Cusp form for $\text{SL}_2(\mathbb{Z})$ attaining a maximum on $\mathcal{D}=\{z\in\mathbb{H}\colon|\text{Re}(z)|\leq\frac12,\|z\|\geq 1\}$

Question

Let $f:\mathbb{H}\to\mathbb{C}$, $z\mapsto\sum\limits_{i=1}^\infty a_i\exp(2\pi iz)$ be a non-zero weight-$0$ cusp form for $\text{SL}_2(\mathbb{Z})$. Then $|f|$ attains a maximum on $\mathbb{H}$. We can restrict to finding a bound on the fundamental domain $\mathcal{D}=\{z\in\mathbb{H}\colon|\text{Re}(z)|\leq\frac{1}{2},\|z\|\geq 1\}$, since $f$ has weight $0$. Is is true that $f$ being a cusp form implies that $\lim\limits_{y\to\infty}f(x+iy)=0$ uniformly in $x$ for $|x|\leq\frac{1}{2}$? If it holds, I wanted to reason as follows. Pick some $z_0\in\mathcal{D}$ such that $f(z_0)\neq 0$. Take $0<\epsilon<\frac{|f(z)|}{2}$. Then there exists an $M\geq 0$ such that $|f(x+iy)|\leq\epsilon$ for all $x+iy\in\mathcal{D}$ with $y\geq M$. Since the set $\mathcal{D}_M=\{z\in\mathbb{H}\colon|\text{Re}(z)|\leq\frac{1}{2},\text{Im}(z)\leq M,\|z\|\geq 1\}$ is compact, $|f|$ takes a maximum on $\mathcal{D}_M$. Now this maximum cannot be on the line $y=M$, since $|f(x+iM)|\leq\frac{|f(z_0)|}{2}$. Does, it follows that $f$ takes some maximum value on $\mathcal{D}_M^\circ=\{z\in\mathbb{H}\colon|\text{Re}(z)|\leq\frac{1}{2},\text{Im}(z)<M,\|z\|\geq 1\}$. Call this maximum $K$. By constrution of $\mathcal{D}_M$, we have that $|f(z)|<\frac{|f(z_0)|}{2}\leq K$ outside $\mathcal{D}_M$, hereby proven that $|f|$ takes a maximum value on $\mathcal{D}$.

Answer 1

It is indeed true that $\lim_{y \to \infty} f(x + iy) = 0$ uniformly in $x$. There is a holomorphic function $g$ on the punctured unit disk such that $f(z) = g(e^{2\pi iz})$, namely $g(q) = \sum_{n=1}^{\infty}a_nq^n$. Since $f$ is a cusp form we have that the singularity of $g$ at $0$ is removable and $\lim_{q \to 0} g(q) = 0$.

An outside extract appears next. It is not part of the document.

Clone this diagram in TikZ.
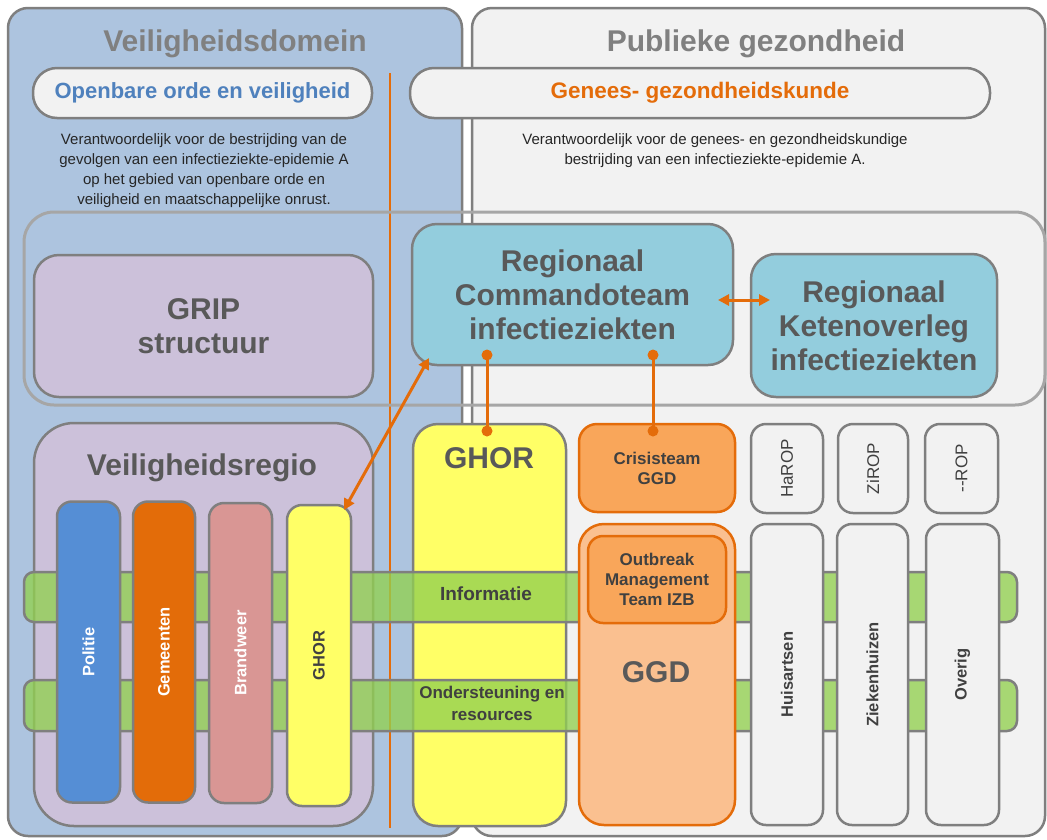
\documentclass[tikz,border=0pt]{standalone}
\usepackage{fontspec}
\setmainfont{Liberation Sans}
\usetikzlibrary{arrows.meta}
\definecolor{leftblue}{HTML}{ADC4DF}
\definecolor{rightgray}{HTML}{F2F2F2}
\definecolor{lavender}{HTML}{CCC1DA}
\definecolor{tealbox}{HTML}{93CDDD}
\definecolor{yellowbox}{HTML}{FFFF66}
\definecolor{orangeline}{HTML}{E46C0A}
\definecolor{ggdlight}{HTML}{FAC090}
\definecolor{ggdmid}{HTML}{F9A65A}
\definecolor{politiec}{HTML}{558ED5}
\definecolor{gemeentenc}{HTML}{E36C09}
\definecolor{brandweerc}{HTML}{D99694}
\definecolor{barGreen}{HTML}{92D050}
\definecolor{bordergray}{HTML}{7F7F7F}
\definecolor{widegray}{HTML}{A6A6A6}
\definecolor{titlegray}{HTML}{808080}
\definecolor{textdark}{HTML}{595959}
\definecolor{textdarker}{HTML}{404040}
\definecolor{blueTitle}{HTML}{4F81BD}
\tikzset{
  x=1pt, y=-1pt,
  gbox/.style={draw=bordergray, line width=2.5pt, inner sep=0pt, rounded corners=#1},
  gbox/.default=15pt,
  obox/.style={draw=orangeline, line width=2.5pt, inner sep=0pt, rounded corners=#1},
  obox/.default=15pt,
  paneltitle/.style={font=\bfseries\fontsize{30}{33}\selectfont, text=titlegray},
  bigtext/.style={font=\bfseries\fontsize{30}{34}\selectfont, text=textdark, align=center},
  midtext/.style={font=\bfseries\fontsize{17}{20}\selectfont, text=textdarker, align=center},
  desc/.style={font=\fontsize{15}{20}\selectfont, text=black!85, align=center},
  coltext/.style={font=\bfseries\fontsize{16.5}{18}\selectfont},
  roptext/.style={font=\fontsize{17}{18}\selectfont, text=textdarker},
  conn/.style={draw=orangeline, line width=3pt},
  dbl/.style={draw=orangeline, line width=3pt, {Triangle[width=11pt,length=11pt]}-{Triangle[width=11pt,length=11pt]}},
  bar/.style={draw=bordergray, line width=2.5pt, fill=barGreen, fill opacity=0.78, rounded corners=10pt, inner sep=0pt},
}
\begin{document}
\begin{tikzpicture}
\useasboundingbox (0,0) rectangle (1047,839);
\fill[white] (0,0) rectangle (1047,839);
% panels
\node[gbox=20pt, fill=leftblue, minimum width=454, minimum height=828] (lp) at (235,422) {};
\node[gbox=20pt, fill=rightgray, minimum width=573, minimum height=828] (rp) at (758.5,422) {};
\node[paneltitle] (lpt) at (235,44) {Veiligheidsdomein};
\node[paneltitle] (rpt) at (756,44) {Publieke gezondheid};
% header boxes
\node[gbox=24pt, fill=rightgray, minimum width=339, minimum height=50,
      font=\bfseries\fontsize{22}{24}\selectfont, text=blueTitle] (oov) at (202.5,93) {Openbare orde en veiligheid};
\node[gbox=24pt, fill=rightgray, minimum width=580, minimum height=50,
      font=\bfseries\fontsize{22.5}{24}\selectfont, text=orangeline] (ggk) at (700,93) {Genees- gezondheidskunde};
\node[desc] (dl) at (204,171) {Verantwoordelijk voor de bestrijding van de\\gevolgen van een infectieziekte-epidemie A\\op het gebied van openbare orde en\\veiligheid en maatschappelijke onrust.};
\node[desc] (dr) at (715,151) {Verantwoordelijk voor de genees- en gezondheidskundige\\bestrijding van een infectieziekte-epidemie A.};
% orange divider
\coordinate (ol1) at (390,73);
\coordinate (ol2) at (390,828);
\draw[orangeline, line width=2.5pt] (ol1) -- (ol2);
% wide regional frame
\node[draw=widegray, line width=3pt, rounded corners=30pt, inner sep=0pt, minimum width=1021, minimum height=193] (wide) at (534.5,308.5) {};
\node[gbox=25pt, fill=lavender, minimum width=339, minimum height=142, bigtext] (grip) at (203.5,326) {GRIP\\structuur};
\node[gbox=25pt, fill=tealbox, minimum width=321, minimum height=141, bigtext] (rc) at (572.5,294.5) {Regionaal\\Commandoteam\\infectieziekten};
\node[gbox=25pt, fill=tealbox, minimum width=246, minimum height=143, bigtext] (rk) at (874,325.5) {Regionaal\\Ketenoverleg\\infectieziekten};
% Veiligheidsregio
\node[gbox=40pt, fill=lavender, minimum width=339, minimum height=403] (vr) at (203.5,624.5) {};
\node[bigtext] (vrt) at (202,468) {Veiligheidsregio};
% big GHOR column
\node[gbox=25pt, fill=yellowbox, minimum width=153, minimum height=402] (ghor) at (489.5,625) {};
\node[font=\bfseries\fontsize{30}{33}\selectfont, text=textdark] (ghort) at (489,458) {GHOR};
% bars
\node[bar, minimum width=993, minimum height=50] (bar1) at (520.5,597) {};
\node[bar, minimum width=993, minimum height=51] (bar2) at (520.5,705.5) {};
\node[midtext, font=\bfseries\fontsize{19}{20}\selectfont] (inf) at (486,594) {Informatie};
\node[midtext, font=\bfseries\fontsize{17}{22}\selectfont] (ond) at (492,703) {Ondersteuning en\\resources};
% small columns in Veiligheidsregio
\node[gbox=15pt, fill=politiec, rotate=90, minimum width=301, minimum height=63, coltext, text=white] (pol) at (88.5,652) {Politie};
\node[gbox=15pt, fill=gemeentenc, rotate=90, minimum width=301, minimum height=62, coltext, text=white] (gem) at (164,652) {Gemeenten};
\node[gbox=15pt, fill=brandweerc, rotate=90, minimum width=300, minimum height=63, coltext, text=white] (brw) at (240.5,653) {Brandweer};
\node[gbox=15pt, fill=yellowbox, rotate=90, minimum width=301, minimum height=64, coltext, text=textdarker] (ghs) at (319,655.5) {GHOR};
% GGD
\node[obox=18pt, fill=ggdmid, minimum width=156, minimum height=88, midtext] (cri) at (657,468) {Crisisteam\\GGD};
\node[obox=25pt, fill=ggdlight, minimum width=156, minimum height=301] (ggd) at (657,674.5) {};
\node[obox=15pt, fill=ggdmid, minimum width=138, minimum height=87, midtext] (omt) at (657,579.5) {Outbreak\\Management\\Team IZB};
\node[font=\bfseries\fontsize{30}{33}\selectfont, text=textdark] (ggdt) at (656,672) {GGD};
% right columns
\node[gbox=15pt, fill=rightgray, rotate=90, minimum width=89, minimum height=72, roptext] (harop) at (787,468.5) {HaROP};
\node[gbox=15pt, fill=rightgray, rotate=90, minimum width=89, minimum height=70, roptext] (zirop) at (873,468.5) {ZiROP};
\node[gbox=15pt, fill=rightgray, rotate=90, minimum width=89, minimum height=73, roptext] (rop) at (961.5,468.5) {-{}-ROP};
\node[gbox=15pt, fill=rightgray, rotate=90, minimum width=301, minimum height=72, coltext, text=textdarker] (hua) at (787,674.5) {Huisartsen};
\node[gbox=15pt, fill=rightgray, rotate=90, minimum width=301, minimum height=71, coltext, text=textdarker] (zkh) at (872.5,674.5) {Ziekenhuizen};
\node[gbox=15pt, fill=rightgray, rotate=90, minimum width=301, minimum height=73, coltext, text=textdarker] (ovr) at (962.5,674.5) {Overig};
% connectors
\coordinate (c1a) at (487,355);
\coordinate (c1b) at (487,431);
\coordinate (c2a) at (653,355);
\coordinate (c2b) at (653,431);
\draw[conn] (c1a) -- (c1b);
\draw[conn] (c2a) -- (c2b);
\fill[orangeline] (c1a) circle (5.5pt) (c1b) circle (5.5pt) (c2a) circle (5.5pt) (c2b) circle (5.5pt);
\coordinate (a1) at (718,300);
\coordinate (a2) at (770,300);
\draw[dbl] (a1) -- (a2);
\coordinate (b1) at (344,510);
\coordinate (b2) at (429,358);
\draw[dbl] (b1) -- (b2);
\end{tikzpicture}
\end{document}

So your proof that $f$ takes a maximum on $\mathcal{D}$ goes through (although you should make sure to choose $M$ such that $M \geq \textrm{Im}(z_0)$ so that you can actually conclude that the maximum on $\mathcal{D}_M$ doesn't occur on the line $y = M$). You can then obtain a contradiction because by the weight $0$ automorphy the maximum of $f$ on $\mathcal{D}$ is also the maximum of $f$ on $\mathbb{H}$. But $f(\mathbb{H})$ is an open set by the open mapping theorem.